On the other hand, teams that built processes around AI coding — with feedback loops, documentation, and review — saw far better results.
They made the AI explain its reasoning, documented acceptance criteria, and looped back to check whether the outputs matched the original plan. That produced reliable outcomes.”
So the lesson is this: AI coding is about changing how you work — focusing on process, documentation, and validation. Colwell asserts:
“Done this way, it’s powerful, but done badly, it’s a disaster.”
The “stolen generation” of developers
I’m always interested in what AI means for young developers entering the workforce, especially in many cities in Europe where there are high unemployment rates for early-career roles.
According to Colwell, right now, we have a delicate balance.

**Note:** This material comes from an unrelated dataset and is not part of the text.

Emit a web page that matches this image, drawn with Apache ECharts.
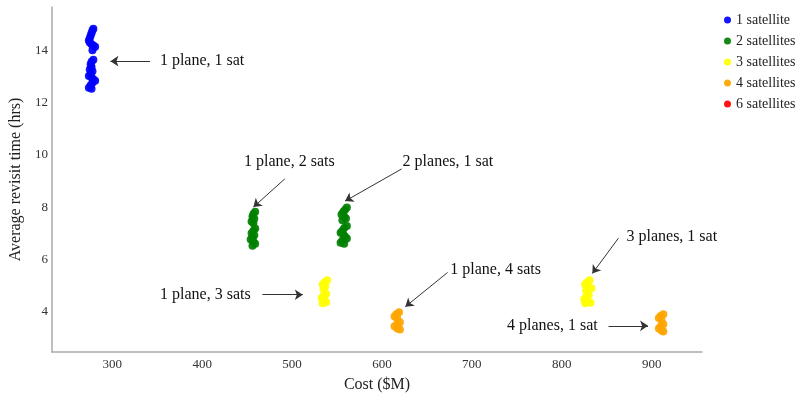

"Younger engineers adapt quickly to new tools, but they don’t always recognize what “good” code looks like. Experienced engineers know quality, but can struggle to adapt to the new paradigm. Pairing the two creates strong outcomes.”
He believes that looking further ahead, we’ll flip the traditional learning path:
“Today, junior developers spend years learning by fixing bugs and writing small features before they’re trusted with design.
In the future, people may learn design patterns and architecture first, because AI will handle much of the low-level coding.
However, Colwell also raised concern about what he calls a “stolen generation” — developers trained on coding skills that AI makes less relevant, but who haven’t learned higher-level design thinking.
“They’ll need to re-skill, which won’t be easy. At Tricentis, we’ve realised that defensibility no longer lies in code — AI makes code almost disposable.
The moat is data, delivery, and customer trust. Code can be reproduced quickly, but real-world data and trusted customer relationships cannot. That’s why enterprises are incredibly protective of their data and why we focus heavily on transparency.”
From ERP overhauls to agentic AI workflows
In terms of AI-first evolution, Tricentis has three main focuses:
Autonomous testing — essentially, letting users guide the process while AI handles the execution. “We want 'hands on the keyboard' testing to disappear.”
ERP replacement and validation: “Many enterprises are moving to cloud ERP systems while grappling with massive technical debt and vendor lock-in. We see a huge opportunity in helping them test and validate those transitions,” shared Colwell.
Agentic coding and validation — Colwell asserts that the gap in the market is not just in AI coding but in AI validation.
“You can’t let the same AI that writes code also test it, because it will inherit the same false assumptions. We’ve developed approaches using separate AIs — one to write code, another to test it — communicating through protocols like Model Context Protocol. That separation creates the same dynamic you get in human teams, where developers and testers think differently.”
Tricentis AI workspace offers an enterprise-grade environment for managing AI agents, workflows and governance across the entire software lifecycle.
Coming in 2026, this intelligent workspace allows organisations to:
- Onboard and orchestrate AI agents from Tricentis, partners or third parties;
- Define governance and security policies for responsible AI operations;
- Integrate directly into SDLC workflows using tools like Jira, GitHub and ServiceNow;
- Monitor agent performance and compliance through unified dashboards; and
- Scale quality engineering autonomously, empowering teams to manage agentic AI “workforces” while focusing on higher value initiatives.
The AI workspace unites Tricentis’ agentic portfolio, including Agentic Test Automation (Tosca), Quality Intelligence (SeaLights), Test Management (qTest) and Performance Engineering (NeoLoad), all connected through Model Context Protocol (MCP) servers that enable secure, flexible interoperability across AI systems and enterprise toolchains.